**Problem details:** Type out the data exactly as given. Skip any image.

**Data shown:**

· · · · · · ·

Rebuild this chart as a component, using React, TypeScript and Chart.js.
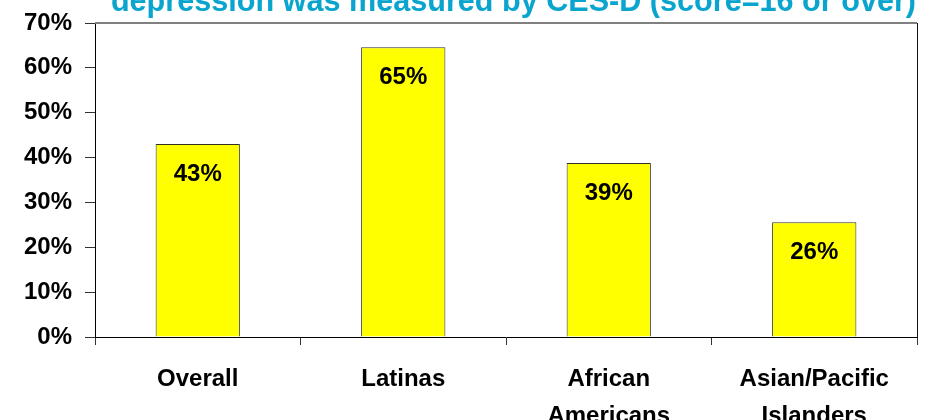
import React, { useEffect, useRef } from "react";
import { Chart, registerables } from "chart.js";

Chart.register(...registerables);

const titleText = "depression was measured by CES-D (score=16 or over)";
const categories: (string | string[])[] = ["Overall", "Latinas", ["African", "Americans"], ["Asian/Pacific", "Islanders"]];
const values = [43, 64.6, 38.8, 25.6];
const valueLabels = ["43%", "65%", "39%", "26%"];
const yMax = 70;
const yStep = 10;

const FONT = "'Liberation Sans', Arial, sans-serif";

const decorPlugin = {
  id: "decor",
  afterDatasetsDraw(chart: any) {
    const { ctx, chartArea } = chart;
    ctx.save();
    ctx.strokeStyle = "#808080";
    ctx.lineWidth = 2;
    ctx.beginPath();
    ctx.moveTo(chartArea.left, chartArea.top);
    ctx.lineTo(chartArea.right, chartArea.top);
    ctx.stroke();
    ctx.strokeStyle = "#111";
    ctx.lineWidth = 1;
    ctx.beginPath();
    ctx.moveTo(chartArea.right + 0.5, chartArea.top);
    ctx.lineTo(chartArea.right + 0.5, chartArea.bottom);
    ctx.stroke();
    const meta = chart.getDatasetMeta(0);
    ctx.fillStyle = "#000";
    ctx.font = `bold 24px ${FONT}`;
    ctx.textAlign = "center";
    ctx.textBaseline = "alphabetic";
    meta.data.forEach((bar: any, i: number) => {
      ctx.fillText(valueLabels[i], bar.x, bar.y + 37);
    });
    ctx.fillStyle = "#0AA5CF";
    ctx.font = `bold 30.6px ${FONT}`;
    ctx.textAlign = "right";
    ctx.fillText(titleText, chartArea.right - 1, chartArea.top - 12);
    ctx.restore();
  },
};

export default function App() {
  const ref = useRef<HTMLCanvasElement | null>(null);
  useEffect(() => {
    if (!ref.current) return;
    const chart = new Chart(ref.current, {
      type: "bar",
      data: {
        labels: categories,
        datasets: [
          {
            data: values,
            backgroundColor: "#FFFF00",
            borderColor: "#303028",
            borderWidth: 1,
            categoryPercentage: 1,
            barPercentage: 0.41,
          },
        ],
      },
      options: {
        animation: false,
        responsive: false,
        devicePixelRatio: 1,
        layout: { padding: { top: 23, right: 13, left: 0, bottom: 0 } },
        plugins: { legend: { display: false }, tooltip: { enabled: false }, title: { display: false } },
        scales: {
          x: {
            grid: { offset: true, drawOnChartArea: false, drawTicks: true, tickLength: 8, color: "#333" },
            border: { color: "#000", width: 1 },
            ticks: {
              color: "#000",
              font: { family: FONT, size: 24, weight: "bold", lineHeight: 1.55 },
              padding: 16,
              maxRotation: 0,
              autoSkip: false,
            },
            afterFit: (s: any) => {
              s.height = 83;
            },
          },
          y: {
            min: 0,
            max: yMax,
            grid: { drawOnChartArea: false, drawTicks: true, tickLength: 10, color: "#333" },
            border: { color: "#000", width: 1 },
            ticks: {
              stepSize: yStep,
              color: "#000",
              font: { family: FONT, size: 24, weight: "bold", lineHeight: 1 },
              padding: 13,
              callback: (v: any) => `${v}%`,
            },
            afterFit: (s: any) => {
              s.width = 95;
              s.paddingTop = 0;
              s.paddingBottom = 0;
            },
          },
        },
      },
      plugins: [decorPlugin],
    });
    return () => chart.destroy();
  }, []);
  return (
    <div style={{ position: "fixed", left: 0, top: 0, width: 930, height: 420, background: "#fff" }}>
      <canvas ref={ref} width={930} height={420} style={{ display: "block" }} />
    </div>
  );
}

· · · · · · ·

**Correct answer:**
Rebuild this chart as a component, using React, TypeScript and Chart.js.
import React, { useEffect, useRef } from "react";
import { Chart, registerables } from "chart.js";

Chart.register(...registerables);

const titleText = "depression was measured by CES-D (score=16 or over)";
const categories: (string | string[])[] = ["Overall", "Latinas", ["African", "Americans"], ["Asian/Pacific", "Islanders"]];
const values = [43, 64.6, 38.8, 25.6];
const valueLabels = ["43%", "65%", "39%", "26%"];
const yMax = 70;
const yStep = 10;

const FONT = "'Liberation Sans', Arial, sans-serif";

const decorPlugin = {
  id: "decor",
  afterDatasetsDraw(chart: any) {
    const { ctx, chartArea } = chart;
    ctx.save();
    ctx.strokeStyle = "#808080";
    ctx.lineWidth = 2;
    ctx.beginPath();
    ctx.moveTo(chartArea.left, chartArea.top);
    ctx.lineTo(chartArea.right, chartArea.top);
    ctx.stroke();
    ctx.strokeStyle = "#111";
    ctx.lineWidth = 1;
    ctx.beginPath();
    ctx.moveTo(chartArea.right + 0.5, chartArea.top);
    ctx.lineTo(chartArea.right + 0.5, chartArea.bottom);
    ctx.stroke();
    const meta = chart.getDatasetMeta(0);
    ctx.fillStyle = "#000";
    ctx.font = `bold 24px ${FONT}`;
    ctx.textAlign = "center";
    ctx.textBaseline = "alphabetic";
    meta.data.forEach((bar: any, i: number) => {
      ctx.fillText(valueLabels[i], bar.x, bar.y + 37);
    });
    ctx.fillStyle = "#0AA5CF";
    ctx.font = `bold 30.6px ${FONT}`;
    ctx.textAlign = "right";
    ctx.fillText(titleText, chartArea.right - 1, chartArea.top - 12);
    ctx.restore();
  },
};

export default function App() {
  const ref = useRef<HTMLCanvasElement | null>(null);
  useEffect(() => {
    if (!ref.current) return;
    const chart = new Chart(ref.current, {
      type: "bar",
      data: {
        labels: categories,
        datasets: [
          {
            data: values,
            backgroundColor: "#FFFF00",
            borderColor: "#303028",
            borderWidth: 1,
            categoryPercentage: 1,
            barPercentage: 0.41,
          },
        ],
      },
      options: {
        animation: false,
        responsive: false,
        devicePixelRatio: 1,
        layout: { padding: { top: 23, right: 13, left: 0, bottom: 0 } },
        plugins: { legend: { display: false }, tooltip: { enabled: false }, title: { display: false } },
        scales: {
          x: {
            grid: { offset: true, drawOnChartArea: false, drawTicks: true, tickLength: 8, color: "#333" },
            border: { color: "#000", width: 1 },
            ticks: {
              color: "#000",
              font: { family: FONT, size: 24, weight: "bold", lineHeight: 1.55 },
              padding: 16,
              maxRotation: 0,
              autoSkip: false,
            },
            afterFit: (s: any) => {
              s.height = 83;
            },
          },
          y: {
            min: 0,
            max: yMax,
            grid: { drawOnChartArea: false, drawTicks: true, tickLength: 10, color: "#333" },
            border: { color: "#000", width: 1 },
            ticks: {
              stepSize: yStep,
              color: "#000",
              font: { family: FONT, size: 24, weight: "bold", lineHeight: 1 },
              padding: 13,
              callback: (v: any) => `${v}%`,
            },
            afterFit: (s: any) => {
              s.width = 95;
              s.paddingTop = 0;
              s.paddingBottom = 0;
            },
          },
        },
      },
      plugins: [decorPlugin],
    });
    return () => chart.destroy();
  }, []);
  return (
    <div style={{ position: "fixed", left: 0, top: 0, width: 930, height: 420, background: "#fff" }}>
      <canvas ref={ref} width={930} height={420} style={{ display: "block" }} />
    </div>
  );
}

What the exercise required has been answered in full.